Whether you have excess produce, extra time or you are just interested in preserving spring fruits and vegetables at their finest, here are four preserving techniques that will keep your shelves stocked with goodness!
The concept of canning was developed in the early 1800s in response to Napoleon Bonaparte’s search for ways to preserve food for his traveling army. After many years of research and new developments, canning has become one of the safest and most popular ways to preserve foods today. Here are a few resources from Real Simple and Master Class to get you started!
Even older than canning, fermenting food is another way to preserve and offers additional health benefits with higher nutrition and digestibility. Almost any type of non-processed food can be fermented and depending on the type of food and process used, certain fermented foods can last for years. Check out this Clean Eating guide to fermenting at home and pick your fermenting pleasure!

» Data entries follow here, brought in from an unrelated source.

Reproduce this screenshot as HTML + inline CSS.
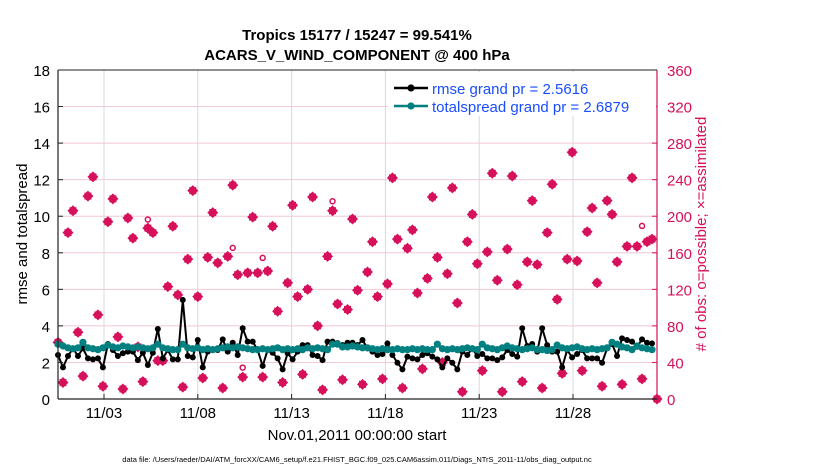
<!DOCTYPE html>
<html><head><meta charset="utf-8"><style>
body{margin:0;background:#fff;}
svg{display:block;font-family:"Liberation Sans",sans-serif;}
</style></head><body>
<svg id="chart" width="830" height="470" viewBox="0 0 830 470" xmlns="http://www.w3.org/2000/svg">
<text x="357" y="40" text-anchor="middle" font-size="15" font-weight="bold">Tropics 15177 / 15247 = 99.541%</text>
<text x="357" y="60" text-anchor="middle" font-size="15" font-weight="bold">ACARS_V_WIND_COMPONENT @ 400 hPa</text>
<g id="grid"></g>
<g id="marks"></g>
<g id="axes"></g>
<text transform="translate(27,234) rotate(-90)" text-anchor="middle" font-size="15">rmse and totalspread</text>
<text transform="translate(706,234) rotate(-90)" text-anchor="middle" font-size="15" fill="#d6105a">#  of obs: o=possible; ×=assimilated</text>
<text x="357" y="440" text-anchor="middle" font-size="15">Nov.01,2011 00:00:00 start</text>
<text x="357" y="462" text-anchor="middle" font-size="7.5">data file: /Users/raeder/DAI/ATM_forcXX/CAM6_setup/f.e21.FHIST_BGC.f09_025.CAM6assim.011/Diags_NTrS_2011-11/obs_diag_output.nc</text>
<g id="legend"></g>
</svg>
<script>
const rmse=[2.41,1.73,2.35,2.77,2.35,2.77,2.22,2.17,2.22,1.73,3.01,2.68,2.35,2.50,2.59,2.59,2.13,2.53,1.86,2.53,3.83,2.22,2.68,2.17,2.17,5.42,2.35,2.28,3.23,1.73,2.59,2.68,2.68,3.26,2.59,3.08,2.41,3.87,3.14,3.14,2.68,1.81,2.68,2.53,2.22,1.62,2.50,2.17,2.59,2.95,2.95,2.41,2.35,2.13,3.14,3.14,3.06,2.95,3.08,3.08,2.95,3.23,
2.77,2.59,2.41,2.46,3.04,2.41,1.98,1.62,2.32,2.22,2.17,2.41,2.50,2.32,2.17,1.73,2.22,1.98,1.62,2.59,2.41,2.77,2.35,2.46,2.22,2.22,2.13,2.28,2.68,2.46,2.32,3.87,2.90,3.01,2.59,3.87,2.95,2.59,2.59,1.73,2.68,2.28,2.46,2.68,2.22,2.22,2.22,1.98,2.77,3.01,2.35,3.32,3.23,3.14,2.86,3.26,3.08,3.04];
const spread=[3.0,2.9,2.8,2.75,2.8,3.1,2.8,2.75,2.7,2.8,2.95,2.85,2.8,2.9,2.85,2.8,2.85,2.8,2.75,2.8,
3.0,2.8,2.75,2.7,2.7,3.0,2.8,2.75,2.8,2.7,2.75,2.7,2.75,2.8,2.85,2.8,2.85,2.8,2.75,2.7,
2.7,2.75,2.7,2.75,2.8,2.7,2.75,2.7,2.75,2.7,2.8,2.75,2.8,2.75,2.7,3.0,3.0,2.85,2.85,2.9,
2.85,2.8,2.8,2.75,2.7,2.75,2.7,2.7,2.75,2.7,2.7,2.75,2.7,2.75,2.7,2.7,3.0,2.75,2.7,2.75,
2.7,2.75,2.8,2.75,2.7,3.0,2.8,2.75,2.7,2.8,2.9,2.8,2.75,2.7,2.75,2.8,2.7,2.7,2.65,2.7,
2.95,2.8,2.75,2.8,2.85,2.75,2.7,2.75,2.7,2.75,2.8,3.1,3.0,2.85,2.8,2.7,2.9,2.8,2.75,2.7];
const obsCount=[62,18,182,206,73,25,222,243,92,14,194,219,68,11,198,176,57,19,187,182,42,42,123,189,114,13,153,228,112,23,155,204,149,12,156,234,136,24,138,199,138,24,140,189,96,18,127,212,112,27,120,221,80,10,156,206,104,21,98,197,119,16,139,172,112,22,126,242,175,12,165,185,116,33,132,221,155,40,137,231,105,8,172,202,148,31,161,247,130,8,164,244,125,19,150,217,147,12,182,235,109,28,153,270,151,31,183,209,127,14,217,202,150,16,167,242,167,22,172,175,0];
const possibleIdx=[18,35,41,55,37,117];
const possibleCount=[192,161,150,212,30,185];
const xTickLabels=["11/03","11/08","11/13","11/18","11/23","11/28"];
const xTickDays=[2,7,12,17,22,27];
const yLeftTicks=[0,2,4,6,8,10,12,14,16,18];
const yRightTicks=[0,40,80,120,160,200,240,280,320,360];

const L=58,R=657,T=70,B=399;
const NS='http://www.w3.org/2000/svg';
const yL=v=>B-(v/18)*(B-T);
const yR=v=>B-(v/360)*(B-T);
const xDay=d=>104+(d-2)*18.76;
const xIdx=i=>58+i*(594/119);
const xObs=i=>58+i*((657-58)/(obsCount.length-1));
function el(tag,attrs,parent){const e=document.createElementNS(NS,tag);for(const k in attrs)e.setAttribute(k,attrs[k]);parent.appendChild(e);return e;}
const grid=document.getElementById('grid'),marks=document.getElementById('marks'),axes=document.getElementById('axes');

yLeftTicks.forEach((v,i)=>{
 const g=el('line',{x1:L,x2:R,y1:yL(v),y2:yL(v),stroke:'#f0c8d6','stroke-width':1},grid);
 
 
 const t=el('text',{x:L-8,y:yL(v)+6,'text-anchor':'end','font-size':15},axes);t.textContent=v;
 
 
 el('line',{x1:L,x2:L+5,y1:yL(v),y2:yL(v),stroke:'#222'},axes);
});
yRightTicks.forEach(v=>{
 const t=el('text',{x:R+10,y:yR(v)+6,'text-anchor':'start','font-size':15,fill:'#d6105a'},axes);t.textContent=v;
 
 
 el('line',{x1:R-5,x2:R,y1:yR(v),y2:yR(v),stroke:'#d6105a'},axes);
});
xTickDays.forEach((d,i)=>{
 const g=el('line',{x1:xDay(d),x2:xDay(d),y1:T,y2:B,stroke:'#d8d8d8'},grid);
 
 
 el('line',{x1:xDay(d),x2:xDay(d),y1:B-5,y2:B,stroke:'#222'},axes);
 const t=el('text',{x:xDay(d),y:B+19,'text-anchor':'middle','font-size':15},axes);t.textContent=xTickLabels[i];
 
 
});
const ax1=el('line',{x1:L,x2:L,y1:T,y2:B,stroke:'#222','stroke-width':1.2},axes);


const ax2=el('line',{x1:R,x2:R,y1:T,y2:B,stroke:'#d6105a','stroke-width':1.2},axes);


const ax3=el('line',{x1:L,x2:R,y1:B,y2:B,stroke:'#222','stroke-width':1.2},axes);


el('line',{x1:L,x2:R,y1:T,y2:T,stroke:'#222','stroke-width':1},axes);

obsCount.forEach((c,i)=>{
 const x=xObs(i),y=yR(c);
 const g=el('g',{},marks);
 
 
 el('path',{d:`M${x-5.5},${y}L${x},${y-5.5}L${x+5.5},${y}L${x},${y+5.5}Z`,fill:'#d6105a'},g);
 el('rect',{x:x-3.5,y:y-3.5,width:7,height:7,fill:'#d6105a'},g);
});
possibleIdx.forEach((idx,i)=>{
 const c=el('circle',{cx:xObs(idx),cy:yR(possibleCount[i])-4,r:2.5,fill:'none',stroke:'#d6105a','stroke-width':1.5},marks);
 
 
});
function series(vals,color,r,w,name){
 const p=el('polyline',{points:vals.map((v,i)=>xIdx(i)+','+yL(v)).join(' '),fill:'none',stroke:color,'stroke-width':w},marks);
 
 
 vals.forEach((v,i)=>{
  const c=el('circle',{cx:xIdx(i),cy:yL(v),r:r,fill:color},marks);
  
  
 });
}
series(rmse,'#000',3,2,'rmse');
series(spread,'#008080',3.6,2.5,'totalspread');

const lg=document.getElementById('legend');
el('rect',{x:388,y:72,width:268,height:44,fill:'#fff',stroke:'none'},lg);
[['rmse grand pr = 2.5616','#000',88],['totalspread grand pr = 2.6879','#008080',106]].forEach(([txt,col,y])=>{
 el('line',{x1:394,x2:428,y1:y,y2:y,stroke:col,'stroke-width':2.5},lg);
 el('circle',{cx:411,cy:y,r:3.6,fill:col},lg);
 const t=el('text',{x:432,y:y+6,'font-size':15,fill:'#1a4dff'},lg);t.textContent=txt;
 
 
});
</script>
</body></html>
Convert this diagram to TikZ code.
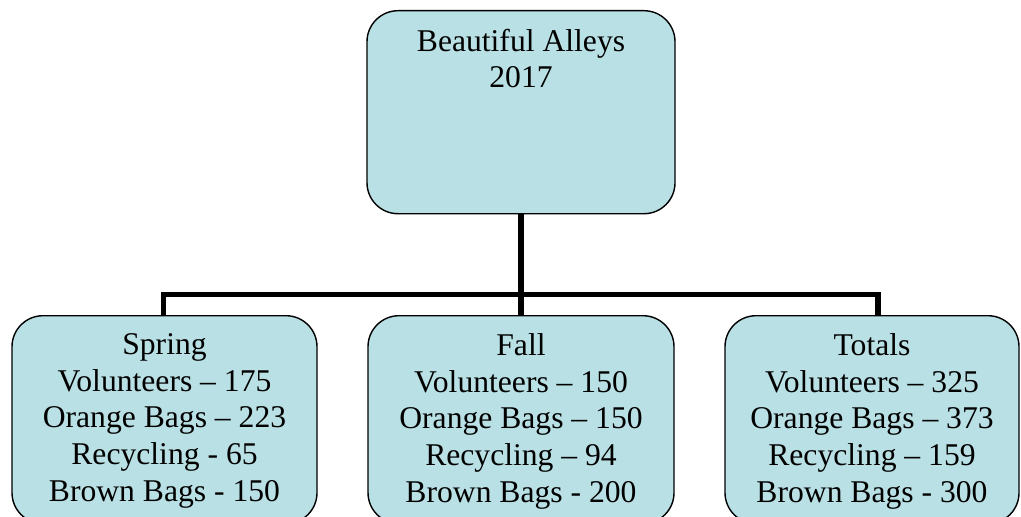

One of the quickest, easiest and most convenient ways to preserve food is to freeze it! Not only is freezing a great way to preserve, but it also offers the opportunity to preserve produce at its freshest, thereby locking in the maximum nutrients. Take a look at this great article about freezing foods from Soul Food Salon and we promise you will find new ideas you haven’t thought of before.
Another way to preserve food at its most nutritious is to dehydrate it. Dehydrating food removes its moisture, which aids in preservation but also intensifies the flavor. The most common way to dehydrate foods is with a dehydrator. There are lots of options but here are the top nine dehydrators of 2020 according to Good Housekeeping. For a deeper dive into best practices when it comes to dehydrating, check out the Backpackers Guide to Dehydrating Food (and Rehydrating).You can also dehydrate foods without a dehydrator by using a low setting in the oven or even just outside in the sun.